=== REQUIRED TASK ===
Skip the pictures. Set down, word for word, the lines from the start of the material up to and including the line with "['p>0.05', 'p=<0.05', 'p=<0.01', 'p=<0.001'];".

++++ INFORMATION PROVIDED

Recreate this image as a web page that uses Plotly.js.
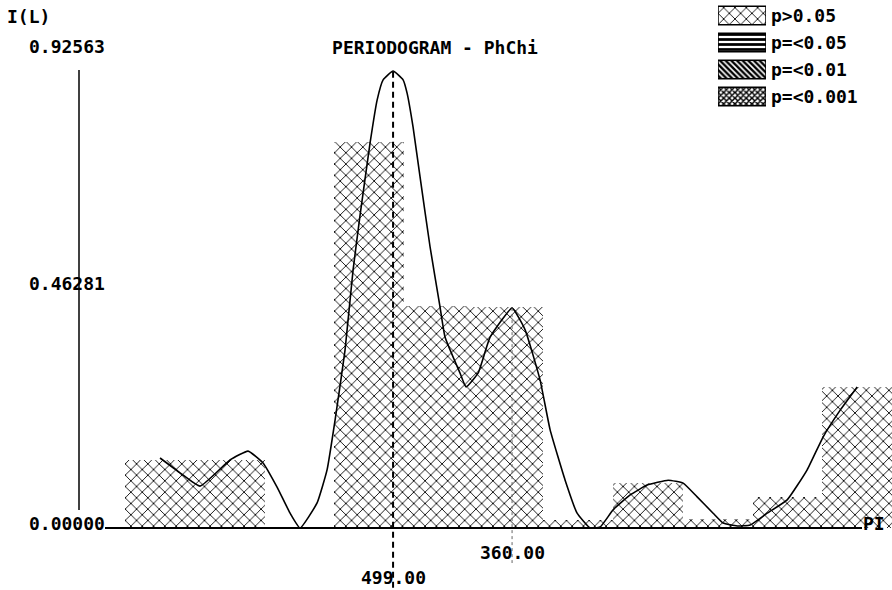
<!DOCTYPE html>
<html>
<head>
<meta charset="utf-8">
<script src="https://cdn.plot.ly/plotly-3.0.1.min.js"></script>
<style>html,body{margin:0;padding:0;background:#fff;}#chart{width:892px;height:590px;}</style>
</head>
<body>
<div id="chart"></div>
<script>
// ---------------- data ----------------
const harmonic = [1, 2, 3, 4, 5, 6, 7, 8, 9, 10, 11];
const periodogram = [0.138, 0.138, 0.0, 0.783, 0.450, 0.448, 0.016, 0.091, 0.018, 0.063, 0.286];
const significance = ['p>0.05','p>0.05','p>0.05','p>0.05','p>0.05','p>0.05','p>0.05','p>0.05','p>0.05','p>0.05','p>0.05'];

const curveK = [1.000, 1.287, 1.574, 2.004, 2.263, 2.478, 2.679, 2.866, 3.009, 3.253, 3.396, 3.511, 3.654, 3.769,
  3.870, 4.013, 4.114, 4.200, 4.343, 4.487, 4.544, 4.630, 4.730, 4.874, 5.017, 5.089, 5.304, 5.390, 5.562, 5.735, 6.050,
  6.237, 6.452, 6.596, 6.811, 6.983, 7.170, 7.313, 7.500, 7.744, 7.988, 8.289, 8.504, 8.705, 8.934, 9.078,
  9.279, 9.465, 9.709, 9.996, 10.283, 10.513, 10.757, 11.001];
const curveV = [0.142, 0.112, 0.085, 0.138, 0.156, 0.132, 0.083, 0.030, 0.000, 0.051, 0.118, 0.219, 0.361, 0.523,
  0.635, 0.781, 0.868, 0.909, 0.927, 0.909, 0.882, 0.813, 0.712, 0.570, 0.448, 0.387, 0.314, 0.286, 0.314, 0.387, 0.446,
  0.402, 0.300, 0.199, 0.097, 0.030, 0.000, 0.002, 0.037, 0.067, 0.087, 0.097, 0.091, 0.063, 0.030, 0.010,
  0.004, 0.006, 0.030, 0.057, 0.118, 0.185, 0.239, 0.286];

const peakK = [4.343, 6.050];
const peakV = [0.92563, 0.446];
const peakLabel = ['499.00', '360.00'];

const yTickLabels = ['0.92563', '0.46281', '0.00000'];
const yAxisLabel = 'I(L)';
const xAxisEndLabel = 'PI';
const chartTitle = 'PERIODOGRAM - PhChi';
const legendLabels = ['p>0.05', 'p=<0.05', 'p=<0.01', 'p=<0.001'];

// ---------------- styles / layout ----------------
const W = 892, H = 590, ML = 80;
const PW = W - ML;
const X_RANGE = [-0.148, 11.5];
const Y_RANGE = [-0.12576, 1.07099];
const FONT = {family: 'DejaVu Sans Mono, Liberation Mono, monospace', size: 18, color: '#000', weight: 'bold'};
const px2paperX = px => (px - ML) / PW;
const px2paperY = py => (H - py) / H;
const px2v = py => Y_RANGE[1] - py * (Y_RANGE[1] - Y_RANGE[0]) / H;

const patternStyle = {
  'p>0.05':   {shape: 'x',  size: 8, solidity: 0.22, fgcolor: '#111'},
  'p=<0.05':  {shape: '-',  size: 5, solidity: 0.55, fgcolor: '#000'},
  'p=<0.01':  {shape: '\\', size: 4, solidity: 0.6,  fgcolor: '#000'},
  'p=<0.001': {shape: 'x',  size: 4, solidity: 0.6,  fgcolor: '#000'}
};
const esc = s => s.replace(/&/g, '&amp;').replace(/</g, '&lt;').replace(/>/g, '&gt;');

const traces = [];
legendLabels.forEach(lbl => {
  const xs = [], ys = [];
  harmonic.forEach((k, i) => { if (significance[i] === lbl) { xs.push(k); ys.push(periodogram[i]); } });
  if (!xs.length) return;
  const p = patternStyle[lbl];
  traces.push({
    type: 'bar', x: xs, y: ys, width: 1, showlegend: false, hoverinfo: 'skip',
    marker: {color: '#fff', line: {width: 0},
      pattern: {shape: p.shape, size: p.size, solidity: p.solidity, fgcolor: p.fgcolor, bgcolor: '#fff', fillmode: 'replace'}}
  });
});

traces.push({
  type: 'scatter', mode: 'lines', x: curveK, y: curveV, showlegend: false, hoverinfo: 'skip',
  line: {color: '#000', width: 1.6, shape: 'spline', smoothing: 0.4}
});

// legend drawn as small horizontal bars on their own axes
traces.push({
  type: 'bar', orientation: 'h', xaxis: 'x2', yaxis: 'y2', showlegend: false, hoverinfo: 'skip',
  y: legendLabels, x: legendLabels.map(() => 1), width: 0.68,
  marker: {color: '#fff', line: {color: '#000', width: 1.5},
    pattern: {
      shape: legendLabels.map(l => patternStyle[l].shape),
      size: legendLabels.map(l => patternStyle[l].size),
      solidity: legendLabels.map(l => patternStyle[l].solidity),
      fgcolor: legendLabels.map(l => patternStyle[l].fgcolor),
      bgcolor: '#fff', fillmode: 'replace'}}
});

const peakLineStyle = [
  {color: '#000', width: 2, dash: '6px,4px'},
  {color: '#666', width: 1, dash: 'dot'}
];
const peakLineEndPx = [590, 563];
const peakLabelPx = [577, 552];
const yTickPx = [47, 283, 523];

const shapes = [
  // y axis
  {type: 'line', xref: 'paper', yref: 'paper', x0: px2paperX(79), x1: px2paperX(79), y0: px2paperY(70), y1: px2paperY(510),
   line: {color: '#000', width: 1.5}},
  // baseline
  {type: 'line', xref: 'paper', yref: 'y', x0: px2paperX(105), x1: px2paperX(862), y0: 0, y1: 0,
   line: {color: '#000', width: 2}}
];
peakK.forEach((k, i) => {
  shapes.push({type: 'line', xref: 'x', yref: 'y', x0: k, x1: k, y0: peakV[i], y1: px2v(peakLineEndPx[i]),
    line: peakLineStyle[i]});
});

const annotations = [];
annotations.push({text: yAxisLabel, xref: 'paper', yref: 'paper', x: px2paperX(5), y: px2paperY(17),
  xanchor: 'left', yanchor: 'middle', showarrow: false, font: FONT});
yTickLabels.forEach((t, i) => annotations.push({text: t, xref: 'paper', yref: 'paper', x: px2paperX(27),
  y: px2paperY(yTickPx[i]), xanchor: 'left', yanchor: 'middle', showarrow: false, font: FONT}));
annotations.push({text: xAxisEndLabel, xref: 'paper', yref: 'paper', x: px2paperX(861), y: px2paperY(523),
  xanchor: 'left', yanchor: 'middle', showarrow: false, font: FONT});
peakLabel.forEach((t, i) => annotations.push({text: t, xref: 'x', yref: 'paper', x: peakK[i],
  y: px2paperY(peakLabelPx[i]), xanchor: 'center', yanchor: 'middle', showarrow: false, font: FONT,
  bgcolor: 'rgba(0,0,0,0)'}));

const layout = {
  width: W, height: H,
  margin: {l: ML, r: 0, t: 0, b: 0, pad: 0},
  paper_bgcolor: '#fff', plot_bgcolor: 'rgba(0,0,0,0)',
  showlegend: false,
  font: FONT,
  title: {text: chartTitle, font: FONT, xref: 'container', yref: 'container',
    x: 435 / W, y: 1 - 48 / H, xanchor: 'center', yanchor: 'middle'},
  xaxis: {range: X_RANGE, visible: false, fixedrange: true},
  yaxis: {range: Y_RANGE, visible: false, fixedrange: true},
  xaxis2: {domain: [px2paperX(718), px2paperX(766)], range: [0, 1], visible: false, anchor: 'y2'},
  yaxis2: {domain: [px2paperY(110), px2paperY(2)], anchor: 'x2', type: 'category', autorange: 'reversed',
    side: 'right', showgrid: false, zeroline: false, showline: false, ticks: '',
    tickvals: legendLabels, ticktext: legendLabels.map(esc), tickfont: FONT, ticklabelstandoff: 4},
  shapes: shapes,
  annotations: annotations,
  barmode: 'overlay', bargap: 0
};

Plotly.newPlot('chart', traces, layout, {staticPlot: true, displayModeBar: false});
</script>
</body>
</html>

++++++++

=== ANSWER TO THE TASK ===
Recreate this image as a web page that uses Plotly.js.
<!DOCTYPE html>
<html>
<head>
<meta charset="utf-8">
<script src="https://cdn.plot.ly/plotly-3.0.1.min.js"></script>
<style>html,body{margin:0;padding:0;background:#fff;}#chart{width:892px;height:590px;}</style>
</head>
<body>
<div id="chart"></div>
<script>
// ---------------- data ----------------
const harmonic = [1, 2, 3, 4, 5, 6, 7, 8, 9, 10, 11];
const periodogram = [0.138, 0.138, 0.0, 0.783, 0.450, 0.448, 0.016, 0.091, 0.018, 0.063, 0.286];
const significance = ['p>0.05','p>0.05','p>0.05','p>0.05','p>0.05','p>0.05','p>0.05','p>0.05','p>0.05','p>0.05','p>0.05'];

const curveK = [1.000, 1.287, 1.574, 2.004, 2.263, 2.478, 2.679, 2.866, 3.009, 3.253, 3.396, 3.511, 3.654, 3.769,
  3.870, 4.013, 4.114, 4.200, 4.343, 4.487, 4.544, 4.630, 4.730, 4.874, 5.017, 5.089, 5.304, 5.390, 5.562, 5.735, 6.050,
  6.237, 6.452, 6.596, 6.811, 6.983, 7.170, 7.313, 7.500, 7.744, 7.988, 8.289, 8.504, 8.705, 8.934, 9.078,
  9.279, 9.465, 9.709, 9.996, 10.283, 10.513, 10.757, 11.001];
const curveV = [0.142, 0.112, 0.085, 0.138, 0.156, 0.132, 0.083, 0.030, 0.000, 0.051, 0.118, 0.219, 0.361, 0.523,
  0.635, 0.781, 0.868, 0.909, 0.927, 0.909, 0.882, 0.813, 0.712, 0.570, 0.448, 0.387, 0.314, 0.286, 0.314, 0.387, 0.446,
  0.402, 0.300, 0.199, 0.097, 0.030, 0.000, 0.002, 0.037, 0.067, 0.087, 0.097, 0.091, 0.063, 0.030, 0.010,
  0.004, 0.006, 0.030, 0.057, 0.118, 0.185, 0.239, 0.286];

const peakK = [4.343, 6.050];
const peakV = [0.92563, 0.446];
const peakLabel = ['499.00', '360.00'];

const yTickLabels = ['0.92563', '0.46281', '0.00000'];
const yAxisLabel = 'I(L)';
const xAxisEndLabel = 'PI';
const chartTitle = 'PERIODOGRAM - PhChi';
const legendLabels = ['p>0.05', 'p=<0.05', 'p=<0.01', 'p=<0.001'];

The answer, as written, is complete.